Rotating machines are monitored in accordance with various standards / requirements (such as DIN ISO 10816, ISO 7919, etc.) The objective of this monitoring is to ensure the safe operation of equipment through the (early) detection of damage to the machine being monitored. Based on and in addition to these machine protection procedures, a great deal of effort is expended on technical measurement for machinery diagnostics. This begins with the placement of many sensors (shaft- and housing vibration sensors, acceleration sensors, sensors for the measurement of storage temperatures, ...) and ends with the use of special systems for the vibration-diagnostic examination of turbine generators and rotors. Through these procedures, deviations from normal operating behavior and failure of or damage to components can be detected early, and preventive maintenance measures and general maintenance are easier to plan. The operational availability of the machine is increased, and the failure of central and important operating components can thus be avoided. With the use of the right measuring technology, complete shutdowns and production losses can be averted -- especially in the energy- and process industries.

The extensive measuring, monitoring and diagnosis of simple rotors to complex shaftings

The IfTA system is the perfect monitoring and diagnostic system for the protection and vibration diagnosis of rotating machinery, shafting and drive trains. In contrast to previously available solutions, it offers:

  • Monitoring via user-defined conditions and thresholds (in time and frequency domains)
  • Continuous and thus complete data storage (long-term!)
  • Algorithms for controlling data storage, such as, for example, the conditional storage of startup- and shutdown procedures.
  • Supplementary storage of operating data transmitted by proprietary systems, i.e. recording via OPC, Profibus, Modbus, DataSocket, etc.
  • Flexible evaluation of measurement data through user-definable plots
  • Freely adjustable layouts that make recurrent evaluations easier and significantly faster.
  • Processing of very large data sets (> 10 GB)
  • Offline calculation of additional parameters
  • Configurable number of tracked harmonics
The Nyquist plot assigns different speeds to a point on a complex plane

Measure and Analyze Rotor Dynamics: IfTA DynaMaster

DynaMaster offers all the IfTA Systems advantages. If protection doesn’t have to be implemented, DynaMaster presents the simplest solution.

> More about DynaMaster

DynaMaster has all the rotordynamics functions at its command

Rotor analysis and protection: IfTA OMDS

If protection is to be implemented in addition to measurement tasks, the real-time capability of IfTA OMDS is required. The system can be influenced through various output modules, for example, through intervention at impermissibly high amplitudes.

> More about OMDS

In addition to thermo-acoustics, IfTA OMDS can also be used for rotor-dynamic analyses.

Powerful rotor-dynamic analysis software: IfTA Trend

Der Spektrum Plot stellt die im Signal enthaltenen Frequenzen dar. Gridlinien können mit anderen Signalen Verknüpft werden.

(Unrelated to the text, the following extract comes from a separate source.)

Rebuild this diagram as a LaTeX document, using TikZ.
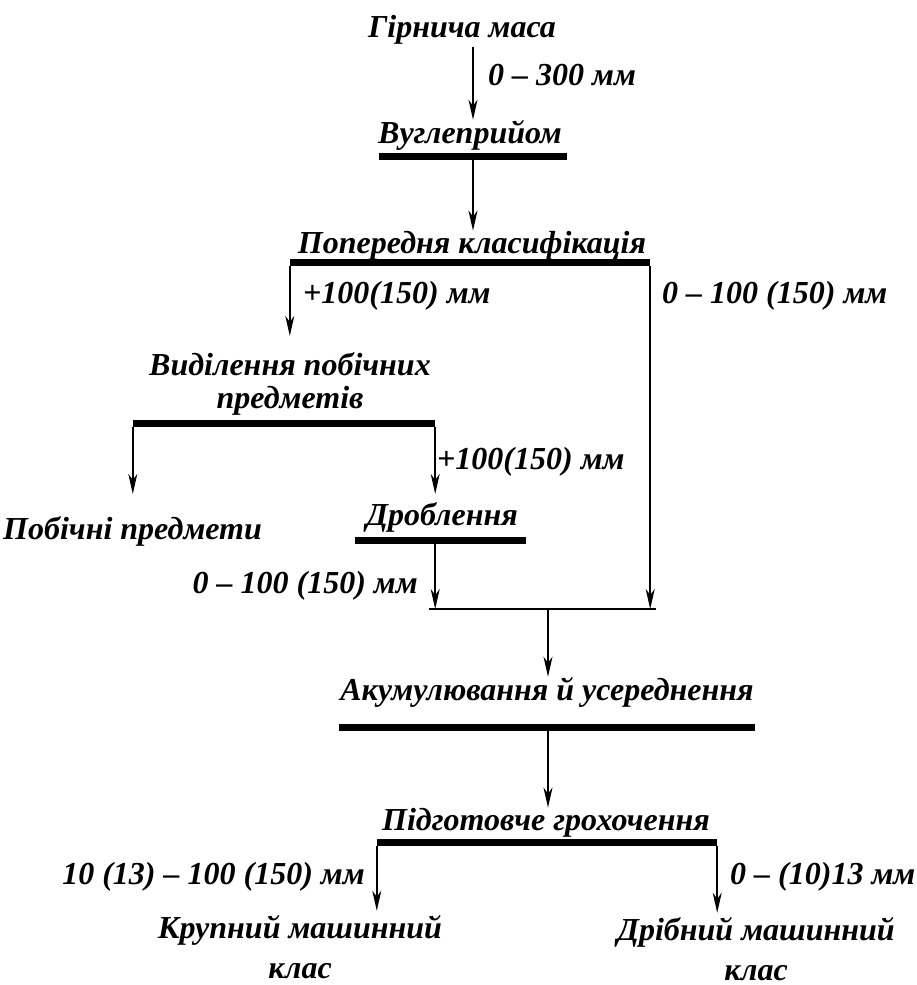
\documentclass[tikz,border=0pt]{standalone}
\usepackage{fontspec}
\setmainfont{Liberation Serif}
\usetikzlibrary{arrows.meta, positioning}

\begin{document}
\begin{tikzpicture}[x=1pt, y=-1pt, >={Stealth[length=20pt, width=9pt, inset=6pt]},
        every node/.style={inner sep=0pt, font=\fontsize{32}{33}\selectfont\bfseries\itshape},
        stage/.style={anchor=base, align=center},
        size/.style={anchor=base west},
        bar/.style={fill=black, minimum height=7pt, inner sep=0pt},
        flow/.style={->, line width=1.5pt}]

    \useasboundingbox (0,0) rectangle (917,985);

    % --- Stages ---
    \node[stage] (mass)    at (462,37)  {Гірнича маса};
    \node[stage] (intake)  at (470,143) {Вуглеприйом};
    \node[stage] (presort) at (472,253) {Попередня класифікація};
    \node[stage] (sep)     at (290,408) {Виділення побічних\\предметів};
    \node[anchor=base west] (byprod) at (3,539) {Побічні предмети};
    \node[stage] (crush)   at (442,525) {Дроблення};
    \node[stage] (accum)   at (547,700) {Акумулювання й усереднення};
    \node[stage] (prep)    at (546,830) {Підготовче грохочення};
    \node[stage] (coarse)  at (300,978) {Крупний машинний\\[7pt]клас};
    \node[stage] (fine)    at (756,980) {Дрібний машинний\\[7pt]клас};

    % --- Bars ---
    \node[bar, minimum width=188pt] (intakebar)  at (473,156.5) {};
    \node[bar, minimum width=360pt] (presortbar) at (470,262.5) {};
    \node[bar, minimum width=302pt] (sepbar)     at (284,423.5) {};
    \node[bar, minimum width=171pt] (crushbar)   at (440.5,540) {};
    \node[bar, minimum width=416pt] (accumbar)   at (547,727) {};
    \node[bar, minimum width=340pt] (prepbar)    at (547,842) {};

    \coordinate (join) at (548,609);

    % --- Flows ---
    \draw[flow, shorten <=3pt] (intakebar.north |- mass.south) -- (intakebar.north |- intake.north);
    \draw[flow] (intakebar.south) -- (intakebar.south |- presort.north);
    \draw[flow, shorten >=16pt] (presortbar.south west) -- (presortbar.south west |- sep.north);
    \draw[flow] (presortbar.south east) -- (presortbar.south east |- join);
    \draw[flow, shorten >=22pt] (sepbar.south west) -- (sepbar.south west |- byprod.north);
    \draw[flow, shorten >=8pt] (sepbar.south east) -- (sepbar.south east |- crush.north);
    \draw[flow] (crushbar.south -| sepbar.south east) -- (join -| sepbar.south east);
    \draw[line width=1.5pt] ([xshift=-6pt]join -| sepbar.east) -- ([xshift=6pt]join -| presortbar.east);
    \draw[flow] (join) -- (join |- accum.north);
    \draw[flow] (accumbar.south -| join) -- (join |- prep.north);
    \draw[flow, shorten >=4pt] (prepbar.south west) -- (prepbar.south west |- coarse.north);
    \draw[flow, shorten >=4pt] (prepbar.south east) -- (prepbar.south east |- fine.north);

    % --- Size classes ---
    \node[size] (s300)  at (488,85)  {0 – 300 мм};
    \node[size] (s100a) at (303,303) {+100(150) мм};
    \node[size] (s100b) at (662,303) {0 – 100 (150) мм};
    \node[size] (s100c) at (437,469) {+100(150) мм};
    \node[size, anchor=base east] (s100d) at (418,593) {0 – 100 (150) мм};
    \node[size, anchor=base east] (scoarse) at (365,884) {10 (13) – 100 (150) мм};
    \node[size] (sfine) at (730,884) {0 – (10)13 мм};

\end{tikzpicture}
\end{document}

With the help of IfTA OMDS and DynaMasters systems, it is possible to analyze the machine-dynamic performance of gas turbines, steam turbines, generators or drive trains.

The multi-functional data-analysis software IfTA Trend is used for this purpose in both cases. Intuitive operation and powerful visualization capabilities allow the speedy analysis of the following phenomena:

  • Excitation caused by mechanically and thermally induced imbalances on rotating parts
  • Excitement caused by rotating parts rubbing on stationary parts
  • Parametric excitation caused by rotor sections with different flexural rigidities
  • Magnetic force excitation caused by defects and electrical damage to generators, or influences from electrical networks
  • Excitation through coupling- and alignment errors
  • Bearing instability, an oscillation caused by the properties of the oil film on the bearing
  • Vibrational excitation caused by shrink-fit friction
  • Wave instability, a vibration caused by aerodynamic forces (excitation gap); caused by unbalanced currents in parts of the flow passage

Complex information can be represented in a simple manner using specialized plots. The following are included with the standard version:

  • Bode Plot
  • Nyquist Plot
  • ShaftCenterLine Plot
  • Orbit Plot
The Bode plot of a vibration amplitude over the number of revolutions

Example: Bode Plot

The Bode plot is a popular way to represent transfer functions. The example on the left shows the frequency response of a simple Laval rotor. Readings of the amplitude and phase (relative to a speed signal) of the first harmonic eigenmode can be taken as a function of the frequency (e.g. rotational speed in [RPM]) of the rotor.

Because the IfTA system synchronously samples and analyzes all dynamic channels in real time, a transfer function between any signals can be calculated and visualized "live".

By combining offline and online data analysis in a single program, vibration parameters from the monitored machine that are currently being measured can be compared with available and shared measurement data. In addition to the dynamic data of the rotor dynamics, slower process variables can also be displayed in the same plot. Complex scenarios can thus be analyzed more efficiently. On the hardware side, both slower data acquisition cards, as well as modules for bus connections are available for this reason.

The IfTA OMDS sets standards for the detailed and seamless analysis of the oscillation behavior of rotors.